President of ISWA, Antonis Mavropoulos, also added “We live in a time of transition to a more digital world, where automation, sensors and artificial intelligence are transforming industry and society. As such, e-waste is the most emblematic by-product of this transition and finding the proper solutions for e-waste management is a measure of our ability to utilize the technological advances to stimulate a sustainable future and to make the circular economy a reality.

‘‘We need to be able to measure and collect data and statistics on e-waste, locally and globally, in a uniform way.

This report represents a significant effort in the right direction and ISWA will continue to support it as a very important first step towards the global response required.”

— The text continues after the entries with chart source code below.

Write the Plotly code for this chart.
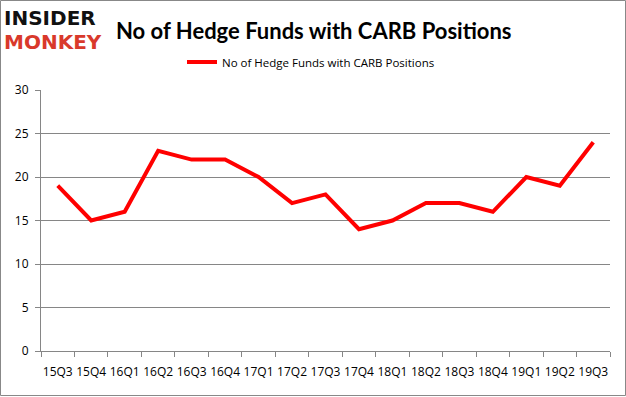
import plotly.graph_objects as go

quarters = ["15Q3","15Q4","16Q1","16Q2","16Q3","16Q4","17Q1","17Q2","17Q3",
            "17Q4","18Q1","18Q2","18Q3","18Q4","19Q1","19Q2","19Q3"]
funds = [19,15,16,23,22,22,20,17,18,14,15,17,17,16,20,19,24]
series_name = "No of Hedge Funds with CARB Positions"
y_ticks = [0,5,10,15,20,25,30]

W, H = 626, 397
L, R, T, B = 41, 16, 90, 46
pw, ph = W - L - R, H - T - B

def px(x):
    return (x - L) / pw

def py(y):
    return (H - B - y) / ph

fig = go.Figure()
fig.add_trace(go.Scatter(x=quarters, y=funds, mode="lines", name=series_name,
                         line=dict(color="#ff0000", width=4)))

fig.update_layout(
    width=W, height=H,
    margin=dict(l=L, r=R, t=T, b=B, autoexpand=False),
    paper_bgcolor="white", plot_bgcolor="white",
    font=dict(family="Open Sans, sans-serif", size=11, color="#000"),
    showlegend=True,
    legend=dict(orientation="h", x=px(182), y=py(62), xanchor="left", yanchor="middle",
                font=dict(size=11.5, color="#000"), bgcolor="rgba(0,0,0,0)"),
    xaxis=dict(type="category", tickson="boundaries", ticks="outside", ticklen=5,
               tickcolor="#868686", showline=True, linecolor="#868686", linewidth=1,
               showgrid=False, tickfont=dict(size=12), tickangle=0,
               ticklabelstandoff=10, range=[-0.5, len(quarters)-0.5]),
    yaxis=dict(range=[0, 30], tickvals=y_ticks, showgrid=True, gridcolor="#868686",
               gridwidth=1, showline=True, linecolor="#868686", ticks="outside",
               ticklen=5, tickcolor="#868686", tickfont=dict(size=12), zeroline=False,
               ticklabelstandoff=4),
)

fig.add_annotation(text="<b>No of Hedge Funds with CARB Positions</b>", xref="paper", yref="paper",
                   x=px(114), y=py(30), xanchor="left", yanchor="middle", showarrow=False,
                   font=dict(family="Lato, sans-serif", size=22, color="#000"))
fig.add_annotation(text="<b>INSIDER</b>", xref="paper", yref="paper",
                   x=px(3), y=py(18), xanchor="left", yanchor="middle", showarrow=False,
                   borderpad=0,
                   font=dict(family="DejaVu Sans", size=20, color="#111"))
fig.add_annotation(text="<b>MONKEY</b>", xref="paper", yref="paper",
                   x=px(3), y=py(42), xanchor="left", yanchor="middle", showarrow=False,
                   borderpad=0,
                   font=dict(family="DejaVu Sans", size=20, color="#d9392b"))

fig.add_shape(type="rect", xref="paper", yref="paper",
              x0=px(0.5), x1=px(625.5), y0=py(395.5), y1=py(0.5),
              line=dict(color="#888888", width=1), layer="below")

fig.write_html("out.html", config={"displayModeBar": False},
               post_script="document.body.style.margin='0';")
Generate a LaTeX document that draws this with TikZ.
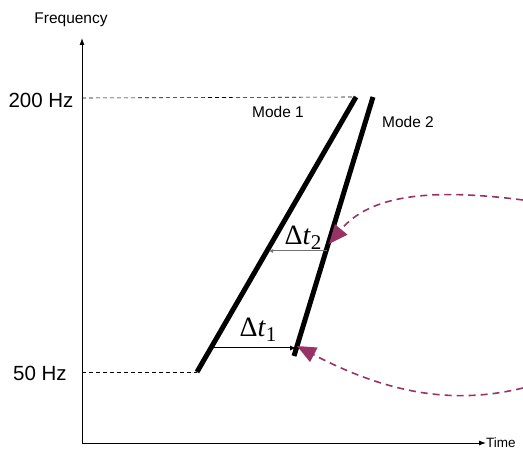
\documentclass[tikz,border=0pt]{standalone}
\usepackage{fontspec}
\setmainfont{Liberation Sans}
\newfontfamily\serifx{Liberation Serif}
\usetikzlibrary{arrows.meta}
\definecolor{plum}{RGB}{153,51,102}
\newcommand{\dtlabel}[1]{{\serifx\fontsize{28}{30}\selectfont \char"0394\textit{t}\raisebox{-5pt}{\fontsize{21}{22}\selectfont #1}}}
\begin{document}
\begin{tikzpicture}[x=1pt,y=-1pt,
  axis/.style={draw=black,line width=0.9pt,-{Latex[length=7pt,width=5pt]}},
  guide/.style={draw=black,dash pattern=on 4pt off 3pt,line width=0.6pt},
  modeline/.style={draw=black,line width=5pt},
  gap/.style={line width=1pt,-{Latex[length=6pt,width=5pt]}},
  pointer/.style={draw=plum,line width=1.6pt,dash pattern=on 7pt off 5pt,-{Triangle[length=19pt,width=16pt,fill=plum,sep=0pt]}},
  lbl/.style={inner sep=0pt,font=\fontsize{15.5}{17}\selectfont},
  hz/.style={inner sep=0pt,font=\fontsize{20.5}{23}\selectfont},
  dt/.style={inner sep=0pt}]
\useasboundingbox (0,0) rectangle (523,449);
% axes
\coordinate (O) at (82,443);
\coordinate (Ytop) at (82,38);
\coordinate (Xend) at (486,443);
\draw[axis] (O) -- (Ytop);
\draw[axis] (O) -- (Xend);
\node[lbl,anchor=west,font=\fontsize{13.5}{15}\selectfont] (time) at (486,443) {Time};
\node[lbl] (freq) at (71,20) {Frequency};
\node[hz] (f200) at (41,100) {200 Hz};
\node[hz] (f50) at (40,373) {50 Hz};
% mode lines
\coordinate (m1a) at (197,372);
\coordinate (m1b) at (356,97);
\coordinate (m2a) at (294,356);
\coordinate (m2b) at (373,97);
\coordinate (y200) at (82,98);
\coordinate (y50) at (82,372);
\draw[guide] (y200) -- (m1b);
\draw[guide] (y50) -- (m1a);
\draw[modeline] (m1a) -- (m1b);
\draw[modeline] (m2a) -- (m2b);
\node[lbl] (mode1) at (278,112) {Mode 1};
\node[lbl] (mode2) at (408,122) {Mode 2};
% delta t arrows
\coordinate (d2a) at (327,251);
\coordinate (d2b) at (269,251);
\coordinate (d1a) at (213,348);
\coordinate (d1b) at (296,348);
\draw[gap,draw=black!55,-{Latex[length=4pt,width=4pt]}] (d2a) -- (d2b);
\draw[gap] (d1a) -- (d1b);
\node[dt] (dt2) at (303,238) {\dtlabel{2}};
\node[dt] (dt1) at (258,330) {\dtlabel{1}};
% dashed pointers
\coordinate (p2s) at (523,200);
\coordinate (p2e) at (329,244);
\coordinate (p1s) at (523,388);
\coordinate (p1e) at (297,346);
\draw[pointer] (p2s) .. controls (430,188) and (370,195) .. (p2e);
\draw[pointer] (p1s) .. controls (465,402) and (400,400) .. (p1e);
\end{tikzpicture}
\end{document}
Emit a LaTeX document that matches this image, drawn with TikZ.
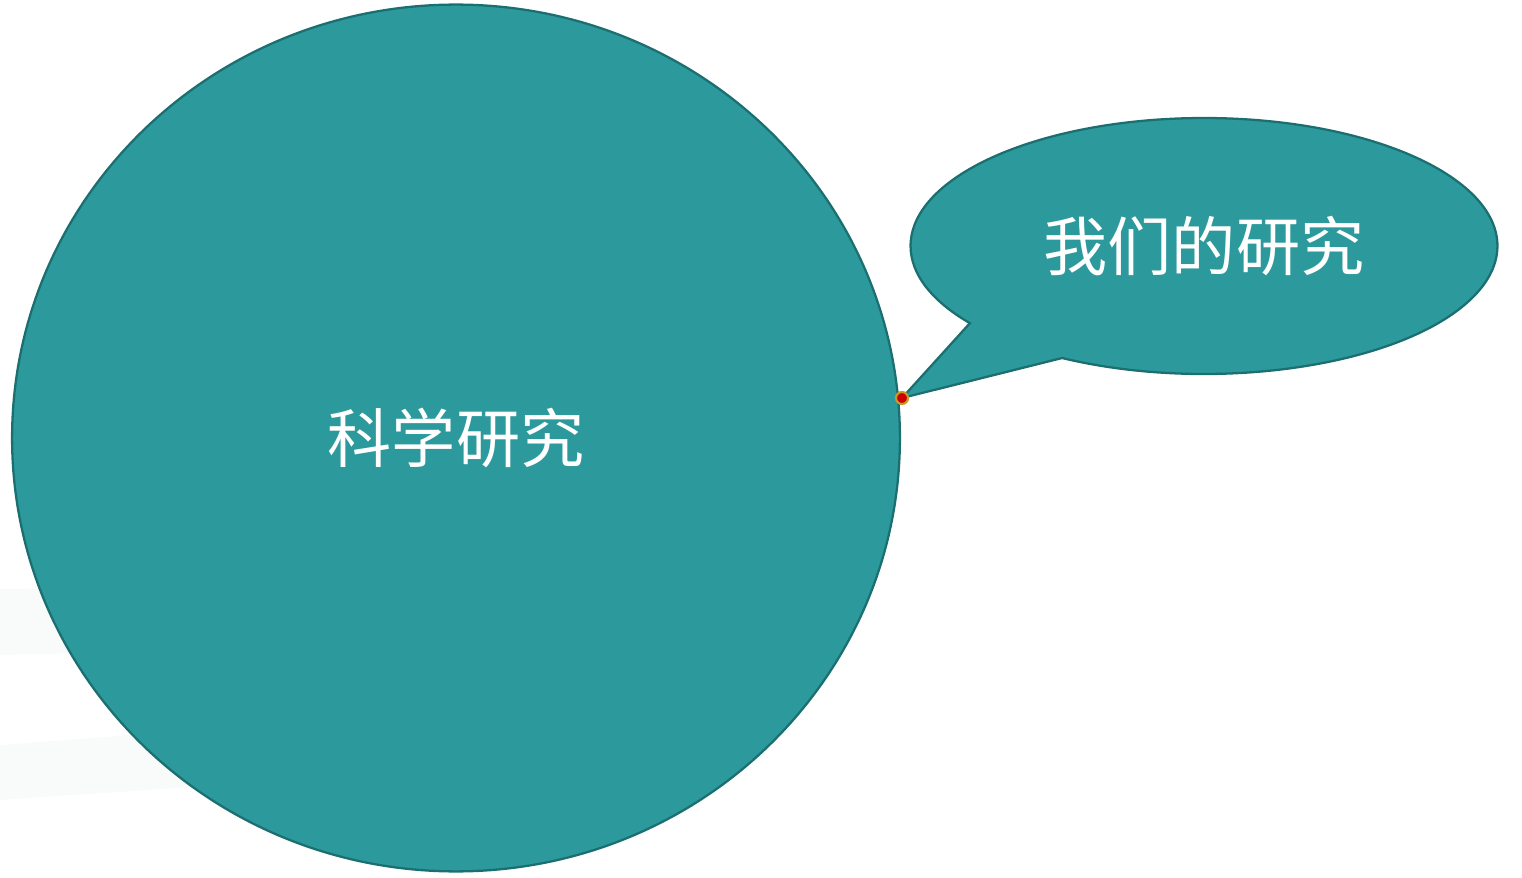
\documentclass[tikz,border=0pt]{standalone}
\usepackage{fontspec}
\newfontfamily\cjk{Noto Sans CJK SC}
\usetikzlibrary{shapes.geometric,shapes.callouts,positioning}
\definecolor{tealfill}{HTML}{2C9A9C}
\definecolor{tealline}{HTML}{1C6F71}
\definecolor{dotred}{HTML}{CC0000}
\definecolor{dotgold}{HTML}{C89B1E}
\definecolor{faint}{HTML}{F9FBFB}
\tikzstyle{bigtopic}=[draw=tealline,fill=tealfill,ellipse,line width=1.3pt,inner sep=0pt,outer sep=0pt,
  minimum width=17.76cm,minimum height=17.34cm,text=white,font=\cjk\fontsize{36.5}{40}\selectfont]
\tikzstyle{saybubble}=[draw=tealline,fill=tealfill,ellipse callout,line width=1.3pt,inner sep=0pt,outer sep=0pt,
  minimum width=11.74cm,minimum height=5.12cm,callout pointer arc=24,text=white,font=\cjk\fontsize{36.5}{40}\selectfont]
\tikzstyle{tipdot}=[circle,fill=dotred,draw=dotgold,line width=1.2pt,minimum size=0.24cm,inner sep=0pt]

\begin{document}
\begin{tikzpicture}[x=0.02cm,y=-0.02cm]
    \useasboundingbox (0,0) rectangle (1522,878);
    % faint bands behind
    \fill [faint] (0,589) -- (300,582) -- (300,648) -- (0,655) -- cycle;
    \fill [faint] (0,745) -- (300,722) -- (300,780) -- (0,800) -- cycle;
    \node [bigtopic] (science) at (456,438) {\raisebox{-0.12cm}{科学研究}};
    \coordinate (tip) at (902,398);
    \node [saybubble,callout absolute pointer={(tip)}] (ours) at (1204,246) {\raisebox{-0.06cm}{我们的研究}};
    \node [tipdot] (dot) at (tip) {};
\end{tikzpicture}
\end{document}
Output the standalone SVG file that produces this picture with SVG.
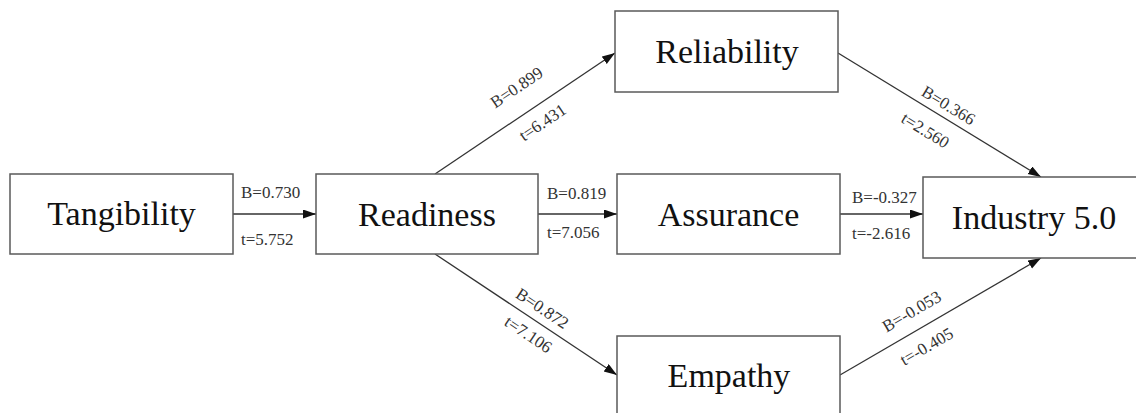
<svg xmlns="http://www.w3.org/2000/svg" width="1136" height="413" viewBox="0 0 1136 413">
<defs>
<style>
.box{fill:#fff;stroke:#5a5a5a;stroke-width:1.5}
.nt{font-family:"Liberation Serif","Times New Roman",serif;font-size:34px;fill:#111;text-anchor:middle}
.lb{font-family:"Liberation Serif","Times New Roman",serif;font-size:17px;fill:#333}
.lc{text-anchor:middle}
.edge{stroke:#333;stroke-width:1.3;fill:none;marker-end:url(#ah)}
</style>
<marker id="ah" markerUnits="userSpaceOnUse" markerWidth="14" markerHeight="10" refX="13" refY="4.5" orient="auto">
<path d="M0,0 L13,4.5 L0,9 z" fill="#111"/>
</marker>
</defs>
<rect width="1136" height="413" fill="#fff"/>
<g id="connectors">
<line class="edge" x1="233" y1="214" x2="316" y2="214"/>
<line class="edge" x1="435" y1="174" x2="615" y2="53"/>
<line class="edge" x1="538" y1="214" x2="617" y2="214"/>
<line class="edge" x1="435" y1="254" x2="617" y2="375"/>
<line class="edge" x1="838" y1="53" x2="1041" y2="177"/>
<line class="edge" x1="840" y1="214" x2="923" y2="214"/>
<line class="edge" x1="840" y1="375" x2="1041" y2="258"/>
<text class="lb" x="241" y="198">B=0.730</text>
<text class="lb" x="241" y="245">t=5.752</text>
<text class="lb" x="547" y="199">B=0.819</text>
<text class="lb" x="547" y="238">t=7.056</text>
<text class="lb" x="852" y="203">B=-0.327</text>
<text class="lb" x="852" y="239">t=-2.616</text>
<text class="lb lc" transform="translate(517,88) rotate(-34)" y="5">B=0.899</text>
<text class="lb lc" transform="translate(543,123) rotate(-34)" y="5">t=6.431</text>
<text class="lb lc" transform="translate(542,309) rotate(33.6)" y="5">B=0.872</text>
<text class="lb lc" transform="translate(528,335) rotate(33.6)" y="5">t=7.106</text>
<text class="lb lc" transform="translate(948,106) rotate(31.4)" y="5">B=0.366</text>
<text class="lb lc" transform="translate(925,131) rotate(31.4)" y="5">t=2.560</text>
<text class="lb lc" transform="translate(912,312) rotate(-30.2)" y="5">B=-0.053</text>
<text class="lb lc" transform="translate(927,347) rotate(-30.2)" y="5">t=-0.405</text>
</g>
<g id="tangibility"><rect class="box" x="10" y="174" width="223" height="80"/><text class="nt" x="121.5" y="225">Tangibility</text></g>
<g id="readiness"><rect class="box" x="316" y="174" width="222" height="80"/><text class="nt" x="427" y="226">Readiness</text></g>
<g id="reliability"><rect class="box" x="615" y="11" width="223" height="81"/><text class="nt" x="727" y="63">Reliability</text></g>
<g id="assurance"><rect class="box" x="617" y="174" width="223" height="80"/><text class="nt" x="728.5" y="226">Assurance</text></g>
<g id="empathy"><rect class="box" x="617" y="336" width="223" height="80"/><text class="nt" x="729" y="387">Empathy</text></g>
<g id="industry"><rect class="box" x="923" y="177" width="223" height="81"/><text class="nt" x="1034" y="229">Industry 5.0</text></g>
</svg>
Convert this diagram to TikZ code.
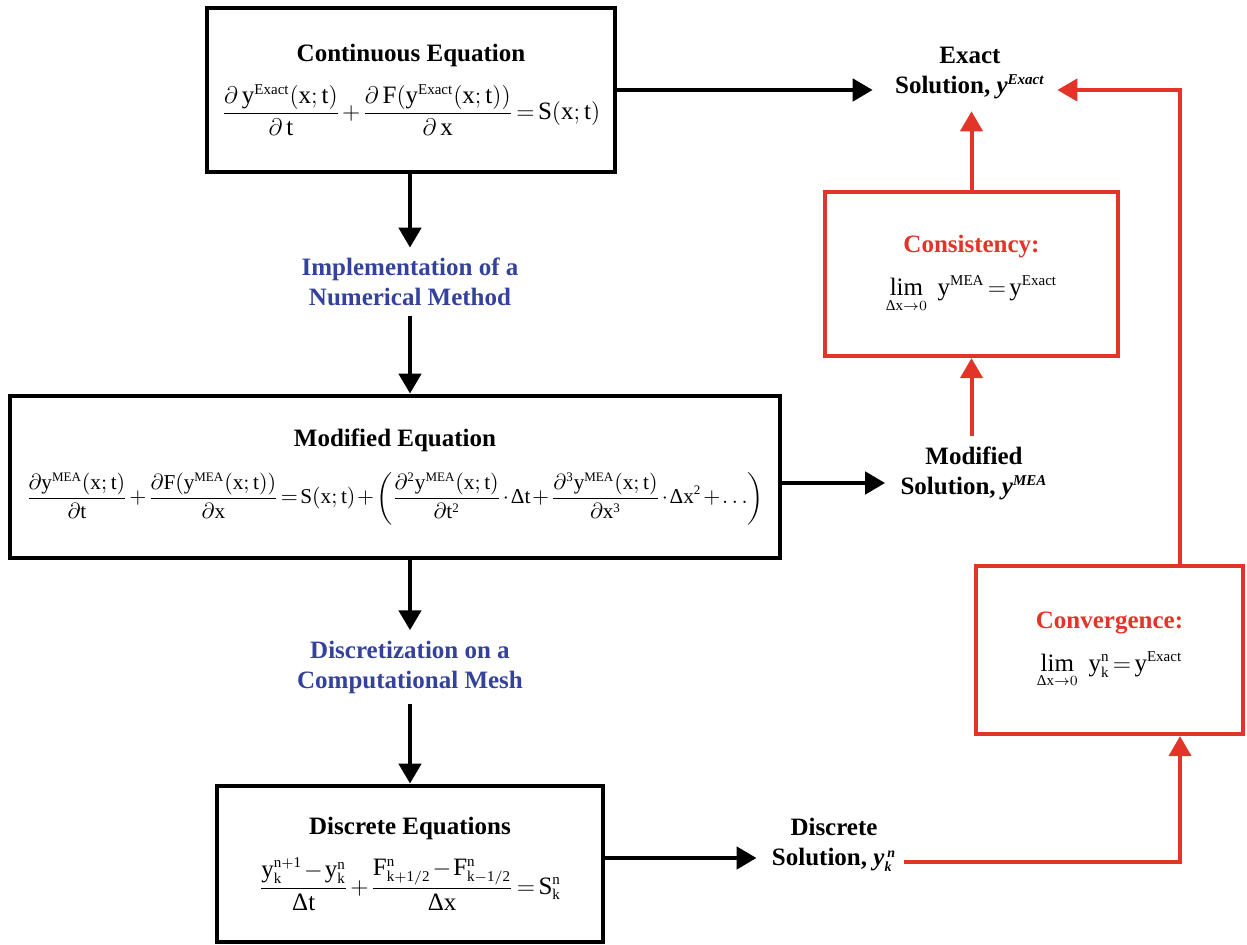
\documentclass[tikz,border=0pt]{standalone}
\usepackage{amsmath}
\usepackage{fontspec}
\setmainfont{Liberation Serif}
\usetikzlibrary{arrows.meta,calc}
\definecolor{myred}{RGB}{226,52,40}
\definecolor{myblue}{RGB}{52,66,156}
\DeclareMathSizes{12.5}{12.5}{7.5}{6}
\DeclareMathSizes{10.6}{10.6}{6.5}{5}
\newcommand{\hdfont}{\fontsize{12.5}{15}\selectfont\bfseries}
\newcommand{\eqfont}{\fontsize{12.5}{15}\selectfont\medmuskip=1.5mu\thickmuskip=2.5mu}
\newcommand{\meqfont}{\fontsize{10.6}{13}\selectfont\medmuskip=1.5mu\thickmuskip=2mu}
\newcommand{\Dl}{\text{Δ}}
\begin{document}
\begin{tikzpicture}[x=0.5pt,y=-0.5pt,
  bbox/.style={draw=black,line width=2.4pt,fill=white,align=center,inner sep=0pt},
  rbox/.style={draw=myred,line width=2.1pt,fill=white,align=center,inner sep=0pt},
  lbl/.style={align=center,font=\hdfont,inner sep=0pt},
  blbl/.style={align=center,font=\hdfont,text=myblue,inner sep=0pt},
  blk/.style={draw=black,line width=2.3pt,-{Triangle[length=10pt,width=11pt]}},
  red/.style={draw=myred,line width=2pt,-{Triangle[length=10pt,width=11pt]}}]
\useasboundingbox (0,0) rectangle (1247,945);

% boxes
\node[bbox,minimum width=204pt,minimum height=82pt] (cont) at (411,90)
 {{\hdfont Continuous Equation}\\[8pt]
  \eqfont$\displaystyle \frac{\mathrm{\partial\, y^{Exact}(x;t)}}{\mathrm{\partial\, t}}+\frac{\mathrm{\partial\, F(y^{Exact}(x;t))}}{\mathrm{\partial\, x}}=\mathrm{S(x;t)}$};

\node[bbox,minimum width=385pt,minimum height=81pt] (mod) at (395,477)
 {{\hdfont Modified Equation}\\[9pt]
  \meqfont$\displaystyle \frac{\mathrm{\partial y^{MEA}(x;t)}}{\mathrm{\partial t}}+\frac{\mathrm{\partial F(y^{MEA}(x;t))}}{\mathrm{\partial x}}=\mathrm{S(x;t)}+\left(\frac{\mathrm{\partial^2 y^{MEA}(x;t)}}{\mathrm{\partial t^2}}\cdot\Dl\mathrm{t}+\frac{\mathrm{\partial^3 y^{MEA}(x;t)}}{\mathrm{\partial x^3}}\cdot\Dl\mathrm{x^2}+\ldots\right)$};

\node[bbox,minimum width=193pt,minimum height=78pt] (disc) at (410,864)
 {{\hdfont Discrete Equations}\\[8pt]
  \eqfont$\displaystyle \frac{\mathrm{y_k^{n+1}-y_k^n}}{\Dl\mathrm{t}}+\frac{\mathrm{F^n_{k+1/2}-F^n_{k-1/2}}}{\Dl\mathrm{x}}=\mathrm{S_k^n}$};

\node[rbox,minimum width=146.5pt,minimum height=82pt] (cons) at (971.5,274)
 {{\hdfont\color{myred} Consistency:}\\[8pt]
  \eqfont$\displaystyle \lim_{\Dl\mathrm{x}\to 0}\;\;\mathrm{y^{MEA}=y^{Exact}}$};

\node[rbox,minimum width=133.5pt,minimum height=84pt] (conv) at (1109.5,650)
 {{\hdfont\color{myred} Convergence:}\\[8pt]
  \eqfont$\displaystyle \lim_{\Dl\mathrm{x}\to 0}\;\;\mathrm{y_k^n=y^{Exact}}$};

% labels
\node[lbl] (exact) at (970,73) {Exact\\Solution, \textit{y}\textsuperscript{\textit{Exact}}};
\node[lbl] (modsol) at (974,473) {Modified\\Solution, \textit{y}\textsuperscript{\textit{MEA}}};
\node[lbl] (discsol) at (834,845) {Discrete\\Solution, \textit{y}$_{\mbox{\scriptsize\bfseries\itshape k}}^{\,\mbox{\scriptsize\bfseries\itshape n}}$};
\node[blbl] (impl) at (410,282) {Implementation of a\\Numerical Method};
\node[blbl] (discr) at (410,667) {Discretization on a\\Computational Mesh};

% black arrows
\draw[blk] (cont.east) -- ($(cont.east -| exact.west)+(-22,0)$);
\draw[blk] (cont.south -| impl.north) -- ($(impl.north)+(0,-10)$);
\draw[blk] ($(impl.south)+(0,10)$) -- (impl.south |- mod.north);
\draw[blk] (mod.south -| discr.north) -- ($(discr.north)+(0,-10)$);
\draw[blk] ($(discr.south)+(0,10)$) -- (discr.south |- disc.north);
\draw[blk] (mod.east |- 0,483) -- ($(modsol.west |- 0,483)+(-15,0)$);
\draw[blk] (disc.east |- 0,858) -- ($(discsol.west |- 0,858)+(-15,0)$);

% red arrows
\draw[red] (cons.north) -- ($(exact.south -| cons.north)+(0,12)$);
\draw[red] ($(modsol.north -| cons.south)+(0,-10)$) -- (cons.south);
\coordinate (rc1) at (1180,862);
\draw[red] ($(discsol.east |- rc1)+(8,0)$) -- (rc1) -- (rc1 |- conv.south);
\coordinate (rc2) at (1180,90);
\draw[red] (rc2 |- conv.north) -- (rc2) -- ($(exact.east |- rc2)+(12,0)$);
\end{tikzpicture}
\end{document}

The assessment also reports that low recycling rates can have a negative economic impact, as e-waste contains rich deposits of gold, silver, copper, platinum, palladium and other high value recoverable materials. It estimates that the value of recoverable materials contained in e-waste generated during 2016 was US $55 billion, which is more than the Gross Domestic Product of most countries in the world.

Earlier this year ITU, UNU and ISWA joined forces to launch the Global Partnership for E-waste Statistics, with the objective of helping countries produce e-waste statistics and build a global e-waste database to track developments over time.

This partnership further aims to map recycling opportunities from e-waste, pollutants and e-waste related health effects, along with building national and regional capacities to help countries produce reliable and comparable e-waste statistics that can identify best practices of global e-waste management.

Ultimately, its work will contribute to the achievement of Sustainable Development Goals (SDG) 11.6 and 12.5 by monitoring relevant waste streams and tracking the ITU Connect 2020 target 3.2 on e-waste.